As the scale of the tragedy became clear, French President François Hollande called on E.U. leaders to act to stop the spiraling death toll in the Mediterranean, where by some estimates about 1,500 migrants have drowned this year — most of them in the past week. E.U. officials scrambled to respond to what Hollande called “the worst catastrophe in recent years,” saying that they would call an emergency meeting this week. Speaking on Canal+ Television, Hollande said Europe needed “more boats, more overflights and a much more intense battle against people trafficking.”

But for many, such action will come too late.

This weekend’s huge loss of life is just the latest incident that has now made the Mediterranean the world’s most lethal sea crossing, and by a wide margin, as UNHCR estimates that about 3,419 people drowned last year while trying to make it to Europe. With warmer weather, E.U. officials expect thousands more will try their luck against death-defying odds, cramming into overloaded vessels along the North African coast, especially in Libya, where a network of traffickers have plied their cross-Mediterranean trade for many years.

For the E.U., the migrant crisis is emerging as both a failure of policy, and of the continent’s stated humanitarian values, on which Europe’s leaders have long prided themselves. Those values are now colliding headlong with the upheaval in the Middle East and parts of Africa, which has driven millions to flee. For E.U. leaders, the risk is that helping thousands of boat people could well be seen as welcoming more immigrants to Europe, a highly contentious issue when right-wing parties have campaigned successfully on border restrictions.

Italy has been overwhelmingly hard-hit, since its coast is the closest European landing point from Libya. About 10,000 migrants have landed on Italian land in the past week, and about 200,000 of them arrived last year. Exasperated by the lack of help from his E.U. colleagues, Italian Foreign Minister Paolo Gentiloni said last week that “90% of the cost of the patrol and sea-rescue operations are falling on our shoulders, and we have not had an adequate response from the E.U.”

Indeed, the 28 E.U. countries have failed to agree on a coordinated strategy to stop vessels at sea or have simply devoted so few funds, that whatever strategy they have designed seems doomed to fail. Last year, the E.U.-run Triton search-and-rescue program on the Mediterranean replaced Mare Nostrum, an Italian-led program that had three times as much funding at about €9 million ($9.7 million) a month, compared with Triton’s €3 million ($3.2 million) a month. Under Triton, E.U. patrol boats operate only within 50 km (30 miles) off Italy’s coast — leaving thousands of migrants vulnerable to drowning on the high seas, or closer to North Africa’s coast.

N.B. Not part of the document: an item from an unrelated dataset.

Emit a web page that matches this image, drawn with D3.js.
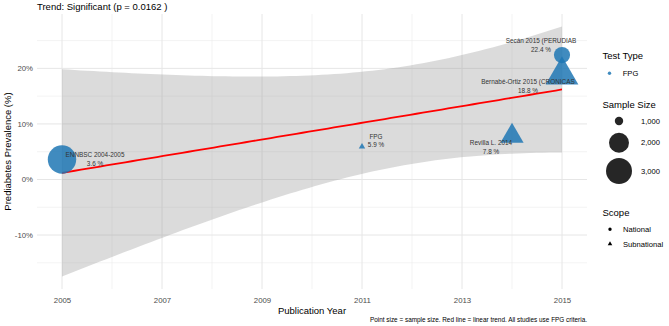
<!DOCTYPE html>
<html><head><meta charset="utf-8">
<script src="https://cdn.jsdelivr.net/npm/d3@7"></script>
<style>
html,body{margin:0;padding:0;background:#fff;}
svg{display:block;font-family:"Liberation Sans",Arial,sans-serif;}
</style></head>
<body><svg id="chart" width="669" height="326"></svg>
<script>
// ---- data ----
const studies = ["ENNBSC 2004-2005", "FPG", "Revilla L. 2014", "Bernabé-Ortiz 2015 (CRONICAS", "Secán 2015 (PERUDIAB"];
const years = [2005, 2011, 2014, 2015, 2015];
const prevalence = [3.6, 5.9, 7.8, 18.8, 22.4];
const sampleSize = [3500, 940, 1650, 2690, 1535];
const scope = ["National", "Subnational", "Subnational", "Subnational", "National"];
const testType = ["FPG", "FPG", "FPG", "FPG", "FPG"];
const xTicks = [2005, 2007, 2009, 2011, 2013, 2015];
const xMinor = [2006, 2008, 2010, 2012, 2014];
const yTicks = [-10, 0, 10, 20];
const yMinor = [-15, -5, 5, 15, 25];
const sizeBreaks = [1000, 2000, 3000];
const sizeLabels = ["1,000", "2,000", "3,000"];
const scopeLevels = ["National", "Subnational"];
const pValue = "0.0162";
const tCrit = 3.182446; // t quantile 0.975, df = n - 2 = 3

// ---- linear fit + 95% CI (as geom_smooth(method="lm")) ----
const n = years.length;
const mx = d3.mean(years), my = d3.mean(prevalence);
let sxx = 0, sxy = 0;
years.forEach((x, i) => { sxx += (x - mx) ** 2; sxy += (x - mx) * (prevalence[i] - my); });
const slope = sxy / sxx, intercept = my - slope * mx;
let sse = 0;
years.forEach((x, i) => { sse += (prevalence[i] - (intercept + slope * x)) ** 2; });
const sRes = Math.sqrt(sse / (n - 2));
const xMinD = d3.min(years), xMaxD = d3.max(years);
const fit = d3.range(80).map(k => {
  const x = xMinD + (xMaxD - xMinD) * k / 79;
  const yhat = intercept + slope * x;
  const se = sRes * Math.sqrt(1 / n + (x - mx) ** 2 / sxx);
  return { x, y: yhat, lo: yhat - tCrit * se, hi: yhat + tCrit * se };
});

const data = studies.map((s, i) => ({ s, x: years[i], y: prevalence[i], n: sampleSize[i], scope: scope[i], test: testType[i] }));

// ---- scales ----
const svg = d3.select("#chart");
const P = { left: 37, right: 587, top: 14, bottom: 289 };
const xPad = (xMaxD - xMinD) * 0.05;
const x = d3.scaleLinear().domain([xMinD - xPad, xMaxD + xPad]).range([P.left, P.right]);
const yLo = Math.min(d3.min(fit, d => d.lo), d3.min(prevalence));
const yHi = Math.max(d3.max(fit, d => d.hi), d3.max(prevalence));
const yPad = (yHi - yLo) * 0.05;
const y = d3.scaleLinear().domain([yLo - yPad, yHi + yPad]).range([P.bottom, P.top]);

const nMin = d3.min(sampleSize), nMax = d3.max(sampleSize);
const tN = d3.scaleLinear().domain([nMin, nMax]).range([0, 1]);
const rLin = d3.scaleLinear().domain([0, 1]).range([2.4, 14.2]);
const rScale = v => rLin(Math.sqrt(Math.max(0, tN(v))));
const shape = d3.scaleOrdinal().domain(scopeLevels).range([d3.symbolCircle, d3.symbolTriangle]);
const color = d3.scaleOrdinal().domain(["FPG"]).range(["#1f77b4"]);

// ---- grid ----
const grid = svg.append("g");
grid.selectAll(".ym").data(yMinor).join("line")
  .attr("x1", P.left).attr("x2", P.right).attr("y1", d => y(d)).attr("y2", d => y(d))
  .attr("stroke", "#ebebeb").attr("stroke-width", 0.6);
grid.selectAll(".xm").data(xMinor).join("line")
  .attr("y1", P.top).attr("y2", P.bottom).attr("x1", d => x(d)).attr("x2", d => x(d))
  .attr("stroke", "#ebebeb").attr("stroke-width", 0.6);
grid.selectAll(".yM").data(yTicks).join("line")
  .attr("x1", P.left).attr("x2", P.right).attr("y1", d => y(d)).attr("y2", d => y(d))
  .attr("stroke", "#e6e6e6").attr("stroke-width", 1);
grid.selectAll(".xM").data(xTicks).join("line")
  .attr("y1", P.top).attr("y2", P.bottom).attr("x1", d => x(d)).attr("x2", d => x(d))
  .attr("stroke", "#e6e6e6").attr("stroke-width", 1);

// ---- ribbon + line ----
svg.append("path").datum(fit)
  .attr("d", d3.area().x(d => x(d.x)).y0(d => y(d.lo)).y1(d => y(d.hi)))
  .attr("fill", "#999999").attr("fill-opacity", 0.35);
svg.append("path").datum(fit)
  .attr("d", d3.line().x(d => x(d.x)).y(d => y(d.y)))
  .attr("fill", "none").attr("stroke", "#ff0000").attr("stroke-width", 1.8);

// ---- points ----
svg.append("g").selectAll("path").data(data).join("path")
  .attr("transform", d => `translate(${x(d.x)},${y(d.y)})`)
  .attr("d", d => d3.symbol().type(shape(d.scope)).size(Math.PI * rScale(d.n) ** 2)())
  .attr("fill", d => color(d.test)).attr("fill-opacity", 0.85);

// ---- labels ----
const nudge = { "ENNBSC 2004-2005": [33, 0], "FPG": [14, -6], "Revilla L. 2014": [-21, 11],
  "Bernabé-Ortiz 2015 (CRONICAS": [-34, 11.5], "Secán 2015 (PERUDIAB": [-21, -10] };
const lab = svg.append("g").attr("font-size", 6.4).attr("fill", "#333").attr("text-anchor", "middle");
data.forEach(d => {
  const [dx, dy] = nudge[d.s];
  const cx = x(d.x) + dx, cy = y(d.y) + dy;
  const t = lab.append("text");
  t.append("tspan").attr("x", cx).attr("y", cy - 4.4 + 2.2).text(d.s);
  t.append("tspan").attr("x", cx).attr("y", cy + 4.4 + 2.2).text(d3.format(".1f")(d.y) + " %");
});

// ---- axes ----
const xAxis = svg.append("g").attr("transform", `translate(0,${P.bottom})`)
  .call(d3.axisBottom(x).tickValues(xTicks).tickFormat(d3.format("d")).tickSize(0).tickPadding(8));
const yAxis = svg.append("g").attr("transform", `translate(${P.left},0)`)
  .call(d3.axisLeft(y).tickValues(yTicks).tickFormat(d => d + "%").tickSize(0).tickPadding(4));
[xAxis, yAxis].forEach(a => {
  a.select(".domain").remove();
  a.selectAll("text").attr("fill", "#4d4d4d").attr("font-size", 7.8).attr("font-family", "Liberation Sans, Arial, sans-serif");
});

svg.append("text").attr("x", (P.left + P.right) / 2).attr("y", 313.5).attr("text-anchor", "middle")
  .attr("font-size", 9.5).attr("fill", "#000").text("Publication Year");
svg.append("text").attr("transform", `translate(10.5,${(P.top + P.bottom) / 2}) rotate(-90)`)
  .attr("text-anchor", "middle").attr("font-size", 9.5).attr("fill", "#000").text("Prediabetes Prevalence (%)");
svg.append("text").attr("x", P.left).attr("y", 9.5).attr("font-size", 9.5).attr("fill", "#000")
  .text(`Trend: Significant (p = ${pValue} )`);
svg.append("text").attr("x", P.right).attr("y", 321.8).attr("text-anchor", "end")
  .attr("font-size", 6.4).attr("fill", "#000")
  .text("Point size = sample size. Red line = linear trend. All studies use FPG criteria.");

// ---- legends ----
const L = svg.append("g");
const lx = 602.5;
function title(t, cy) { L.append("text").attr("x", lx).attr("y", cy + 3.3).attr("font-size", 9.5).attr("fill", "#000").text(t); }
function label(t, tx, cy) { L.append("text").attr("x", tx).attr("y", cy + 2.7).attr("font-size", 7.6).attr("fill", "#000").text(t); }

title("Test Type", 55.7);
color.domain().forEach((k, i) => {
  const cy = 73.3 + i * 15;
  L.append("circle").attr("cx", 609.5).attr("cy", cy).attr("r", 1.7).attr("fill", color(k)).attr("fill-opacity", 0.85);
  label(k, 622.7, cy);
});

title("Sample Size", 104.3);
const sizeY = [121, 142.7, 171];
sizeBreaks.forEach((b, i) => {
  L.append("circle").attr("cx", 619).attr("cy", sizeY[i]).attr("r", rScale(b)).attr("fill", "#000").attr("fill-opacity", 0.85);
  label(sizeLabels[i], 641, sizeY[i]);
});

title("Scope", 212.7);
scopeLevels.forEach((k, i) => {
  const cy = 229.3 + i * 14.7;
  L.append("path").attr("transform", `translate(610,${cy})`)
    .attr("d", d3.symbol().type(shape(k)).size(Math.PI * 1.7 * 1.7)()).attr("fill", "#000");
  label(k, 623, cy);
});
</script></body></html>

Now with summer approaching, E.U. leaders are arguing over how to share the burden, with the political impasse continuing even as the humanitarian cost mounts. The E.U.’s new commissioner for migration, Dimitris Avramopoulos, says new policies will be up for discussion sometime in May — well into the trafficking season.

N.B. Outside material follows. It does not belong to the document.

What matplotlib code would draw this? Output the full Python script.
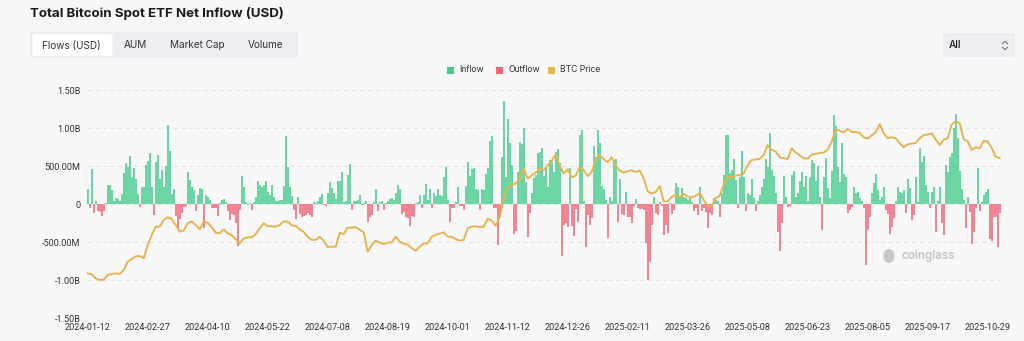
import numpy as np
import pandas as pd
import matplotlib
matplotlib.use("Agg")
import matplotlib.pyplot as plt
from matplotlib.patches import FancyBboxPatch, Rectangle, Ellipse
from matplotlib.lines import Line2D

# ---------------- data ----------------
first_day = "2024-01-12"
last_day = "2025-11-06"
market_holidays = ["2024-01-15", "2024-02-19", "2024-03-29", "2024-05-27", "2024-06-19",
                   "2024-07-04", "2024-09-02", "2024-11-28", "2024-12-25", "2025-01-01",
                   "2025-01-09", "2025-01-20", "2025-02-17", "2025-04-18", "2025-05-26",
                   "2025-06-19", "2025-07-04", "2025-09-01"]

# daily net flow, million USD
net_flow_musd = [
    202, -48, 458, -123, 40, -92, -110, -158, -88, 13,
    250, 246, 185, 44, 75, 70, 44, 136, 405, 537,
    493, 634, 361, 471, 326, 128, -35, 229, 229, 515,
    568, 669, 220, -141, 559, 642, 334, 449, 220, 502,
    1043, 695, 128, 198, -158, -334, -202, -114, -35, -20,
    418, 317, 220, 185, -88, 119, 207, 194, -312, 114,
    97, 53, -57, -53, -48, -158, 10, 53, 62, 31,
    -88, -211, -132, -145, -255, -554, -79, 374, 220, 26,
    -18, 13, -79, 30, 97, 304, 250, 229, 246, 308,
    163, 119, 246, 97, 40, 35, 53, 53, 242, 889,
    493, 220, 106, -79, -198, 97, -132, -167, -154, -145,
    -123, -140, -170,
    22, 18, 40, 88, 128, -18, -20, 141,
    295, 216, 150, 70, 304, 299, 422, 31, 40, 383,
    528, -79, 40, 35, 53, 114, -15, 10, 44, -233,
    -167, -150, 30, 198, -92, 26, 35, -79, 18, 44,
    62, 84, 53, 141, 246, 198, -132, -101, -167, -180,
    -286, -158, -167, 10, 30, 119, -48, 119, 260, 53,
    194, -53, 150, 101, 198, 119, 110, 361, 493, 53,
    -233, -57, -48, 20, 229, -26, -22, -79, 238, 559,
    374, 458, 471, 198, 185, -79, 198, 185, 396, 471,
    823, 889, -54, -48, -541, -167, 616, 1360, 361, 1118,
    801, 510, -396, -356, 427, 814, 788, 999, 286, -431,
    -123,
    150, 338, 382, 667, 689, 742, 369, 470, 230, 580,
    558, 426, 689, 720, 536,
    -680, -277, -255, -300,
    471, -290, -418, -60, -233, 902, 977, 44, -568, -150,
    -277, -180, 757, 620, 977, 801, 238, 194, 50, -453,
    97, 40, 581, 594, -233, 326, -132, -145, 163, -176,
    -170, -246, -30, 62, -57, -60, -70, -79, -510, -1004,
    -761, -275, 97, -123, -145, 20, -30, -409, -277, -387,
    15, -132, -79, 273, 220, 97, 207, 97, 75, 53,
    97, 20, -92, -57, -145, 220, -88, -48, -101, -321,
    -123, -145, 75, 50, 40, -167, 141, 383, 911, 911,
    405, 449, 590, 317, -57, 361, 691, 352, -88, 141,
    119, 326, 84, -92, 40, 119, 229, 334, 598, 484,
    933, 449, 370, 150, -365, -616, -255,
    370, 97, -35, -20, 383, 436, 97, 150, 308, 427,
    229, 370, 40, 352, 581, 537, 308, 502, 97, -343,
    361, 603, 207, 75, 440, 1175, 1021, 484, 295, 801,
    396, 361, -123, -79, -44, 220, 141, 163, 75, 40,
    -57, -805, -343, -167, 141, 273, 396, 185, 53, 88,
    229, -79, -132, -396, -299, -189, 40, 220, 163, 141,
    185, -123, 326, 207, -211, -145, 361, 20, 735, 559,
    634, 250, 163, -48, 163, 220, -365, 40, 220, -246,
    -409, 515, 427, 616, 669, 999, 1182, 867, 440, 194,
    50, -321, 97, -101, -528, -365, -57, 471, -92, 20,
    119, 163, 198, -467, -484, -176, -176, -564, -123,
]

# BTC price (thousand USD), read every second trading day
btc_price_k = [
    43.0, 42.5, 40.4, 39.5, 39.7, 42.1, 42.7, 43.0, 42.7, 44.8,
    49.2, 50.6, 52.0, 52.2, 51.0, 58.0, 63.3, 67.7, 67.7, 71.2,
    72.7, 71.8, 68.6, 65.1, 65.6, 69.5, 70.5, 68.6, 66.3, 70.4,
    69.8, 67.4, 64.5, 64.2, 66.3, 64.2, 63.3, 61.0, 58.9, 61.4,
    62.1, 62.1, 63.8, 66.8, 69.5, 67.9, 67.9, 67.7, 68.6, 70.5,
    70.4, 68.4, 68.1, 66.3, 64.9, 62.4, 60.7, 60.7, 62.4, 60.3,
    56.8, 57.1, 57.1, 64.5, 63.8, 67.2, 67.2, 67.5, 66.0, 64.7,
    54.5, 58.0, 60.3, 59.3, 58.5, 59.3, 59.4, 62.4, 59.8, 58.7,
    58.2, 56.3, 55.0, 57.1, 58.9, 58.9, 62.4, 63.5, 64.0, 64.7,
    62.4, 62.3, 61.2, 60.3, 60.7, 66.8, 67.7, 67.9, 67.5, 67.7,
    72.0, 70.9, 68.1, 73.0, 81.8, 88.7, 89.6, 90.6, 92.6, 98.6,
    93.1, 94.9, 96.3, 98.4, 97.7, 100.2, 102.6, 105.8, 99.8, 95.9,
    98.1, 93.8, 94.7, 99.1, 97.7, 94.4, 96.8, 103.0, 105.6, 103.5,
    101.8, 104.4, 99.8, 97.4, 96.3, 97.0, 97.5, 96.6, 97.4, 93.3,
    86.4, 85.2, 86.1, 89.2, 81.0, 81.1, 83.4, 84.5, 83.2, 85.0,
    83.6, 83.1, 84.1, 85.4, 81.8, 78.7, 78.7, 82.7, 84.1, 89.8,
    94.2, 93.8, 94.7, 95.1, 95.8, 100.3, 103.0, 103.3, 103.5, 105.6,
    110.9, 108.3, 107.4, 104.4, 103.9, 103.5, 109.2, 106.9, 105.5, 103.9,
    103.7, 105.8, 106.2, 106.7, 106.9, 108.5, 112.7, 119.2, 118.5, 117.5,
    119.4, 117.8, 117.8, 117.3, 115.0, 114.3, 116.0, 117.6, 121.9, 117.1,
    114.5, 115.0, 114.5, 111.8, 109.7, 111.3, 111.6, 112.0, 114.5, 116.2,
    116.4, 117.1, 113.9, 110.9, 113.8, 114.5, 121.7, 123.5, 122.4, 113.9,
    112.9, 108.3, 109.7, 109.2, 113.1, 112.7, 109.3, 104.8, 103.9,
]

y_tick_values = [-1.5e9, -1.0e9, -5e8, 0, 5e8, 1.0e9, 1.5e9]
y_tick_labels = ["-1.50B", "-1.00B", "-500.00M", "0", "500.00M", "1.00B", "1.50B"]
tabs = ["Flows (USD)", "AUM", "Market Cap", "Volume"]
legend_items = ["Inflow", "Outflow", "BTC Price"]

# ---------------- build ----------------
days = pd.bdate_range(first_day, last_day, freq="C", holidays=market_holidays)
day_labels = [d.strftime("%Y-%m-%d") for d in days]
assert len(day_labels) == len(net_flow_musd), (len(day_labels), len(net_flow_musd))
price_days = np.arange(len(day_labels))[::2]
assert len(price_days) == len(btc_price_k), (len(price_days), len(btc_price_k))

flows = np.array(net_flow_musd, dtype=float) * 1e6
price = np.array(btc_price_k) * 1000
pos = np.arange(len(flows))

W, H = 1024, 341
BG = "#f8f8f8"
GREEN = "#43cc8c"
RED = "#f26476"
GOLD = "#e8b24c"
TXT = "#333333"

plt.rcParams["font.family"] = ["Inter", "DejaVu Sans"]
fig = plt.figure(figsize=(W / 100, H / 100), dpi=100, facecolor=BG)

def fx(x):
    return x / W

def fy(y):
    return 1 - y / H

ax = fig.add_axes([fx(86.7), fy(318), (1000.7 - 86.7) / W, (318 - 90) / H])
ax.set_facecolor(BG)
pos_mask = flows >= 0
ax.vlines(pos[pos_mask], 0, flows[pos_mask], colors=GREEN, linewidth=1.12,
          zorder=2, capstyle="butt")
ax.vlines(pos[~pos_mask], 0, flows[~pos_mask], colors=RED, linewidth=1.12,
          zorder=2, capstyle="butt")
ax.set_xlim(-0.5, len(flows) - 0.5)
ax.set_ylim(-1.5e9, 1.5e9)
ax.set_yticks(y_tick_values)
ax.set_yticklabels(y_tick_labels)
ax.yaxis.grid(True, color="#e4e4e4", linestyle=(0, (4, 3)), linewidth=0.8, zorder=0)
xt = np.arange(0, len(flows), 30)
ax.set_xticks(xt)
ax.set_xticklabels([day_labels[i] for i in xt])
ax.tick_params(axis="both", length=0, labelsize=6.6, colors=TXT)
ax.tick_params(axis="y", pad=4.5)
ax.tick_params(axis="x", pad=3.5)
for s in ax.spines.values():
    s.set_visible(False)
for lab in ax.get_xticklabels() + ax.get_yticklabels():
    lab.set_family(["Roboto", "DejaVu Sans"])

ax2 = ax.twinx()
ax2.plot(price_days, price, color=GOLD, linewidth=1.35, zorder=3,
         solid_joinstyle="round")
ax2.set_ylim(19400, 140000)
ax2.set_yticks([])
for s in ax2.spines.values():
    s.set_visible(False)

# title
fig.text(fx(30), fy(14), "Total Bitcoin Spot ETF Net Inflow (USD)", fontsize=9.6,
         fontweight="bold", color="#1a1a1a", va="center", ha="left")

# tab group
fig.add_artist(FancyBboxPatch((fx(30), fy(58)), fx(268), (58 - 32) / H,
                              boxstyle="round,pad=0,rounding_size=0.006",
                              transform=fig.transFigure, fc="#eceef1", ec="none"))
fig.add_artist(FancyBboxPatch((fx(32.5), fy(56)), fx(80), (56 - 34) / H,
                              boxstyle="round,pad=0,rounding_size=0.005",
                              transform=fig.transFigure, fc="white", ec="none"))
for label, cx in zip(tabs, [71, 135, 197, 266]):
    fig.text(fx(cx), fy(45.5), label, fontsize=7.2, color=TXT, ha="center", va="center")

# "All" selector
fig.add_artist(FancyBboxPatch((fx(943), fy(57)), fx(72), (57 - 33) / H,
                              boxstyle="round,pad=0,rounding_size=0.006",
                              transform=fig.transFigure, fc="#eceef1", ec="none"))
fig.text(fx(949), fy(45.5), "All", fontsize=7.4, color="#222222", ha="left",
         va="center", fontweight="medium")
for sgn, yc in [(1, 42.5), (-1, 48.5)]:
    fig.add_artist(Line2D([fx(1002.5), fx(1005), fx(1007.5)],
                          [fy(yc + sgn * 1.2), fy(yc - sgn * 1.2), fy(yc + sgn * 1.2)],
                          transform=fig.transFigure, color="#666666", lw=0.7))

# legend
for (label, col, sx) in zip(legend_items, [GREEN, RED, GOLD], [447, 496, 548]):
    fig.add_artist(Rectangle((fx(sx), fy(73.5)), fx(7), 7 / H, transform=fig.transFigure,
                             fc=col, ec="none"))
    fig.text(fx(sx + 12.5), fy(70), label, fontsize=6.2, color=TXT, ha="left", va="center")

# watermark
fig.add_artist(Ellipse((fx(889), fy(256)), fx(11), 14 / H, transform=fig.transFigure,
                       fc="#c9c9c9", ec="none"))
fig.text(fx(902), fy(255.5), "coinglass", fontsize=8.4, color="#c4c4c4",
         ha="left", va="center", fontweight="semibold")

fig.savefig("out.png", dpi=100, facecolor=BG)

Pope Francis appealed this weekend for E.U. leaders and others to do more, just a day after saying the disaster “demands much greater involvement.” On Sunday, he told thousands gathered in St. Peter’s Square for the weekly Angelus address that the migrants at sea “are men and women like us, our brothers seeking a better life, starving, persecuted, wounded, exploited, victims of war.” He added: “They were looking for a better life.”

This past week has been among the worst in recent memory for fleeing migrants and has highlighted how the fate of people on the rickety boats have become embroiled in conflicts raging elsewhere. On Wednesday, a group of Nigerians trying to cross to Europe allegedly threw about 12 Christian passengers overboard after they refused to pray to Allah for help when their fishing boat sprang a leak; the migrants who the passengers said had been responsible were arrested after the group arrived in Italy.

As Italian rescue teams scoured the water for corpses, Italian Prime Minister Matteo Renzi said, shocked, “How can it be that we daily are witnessing a tragedy?”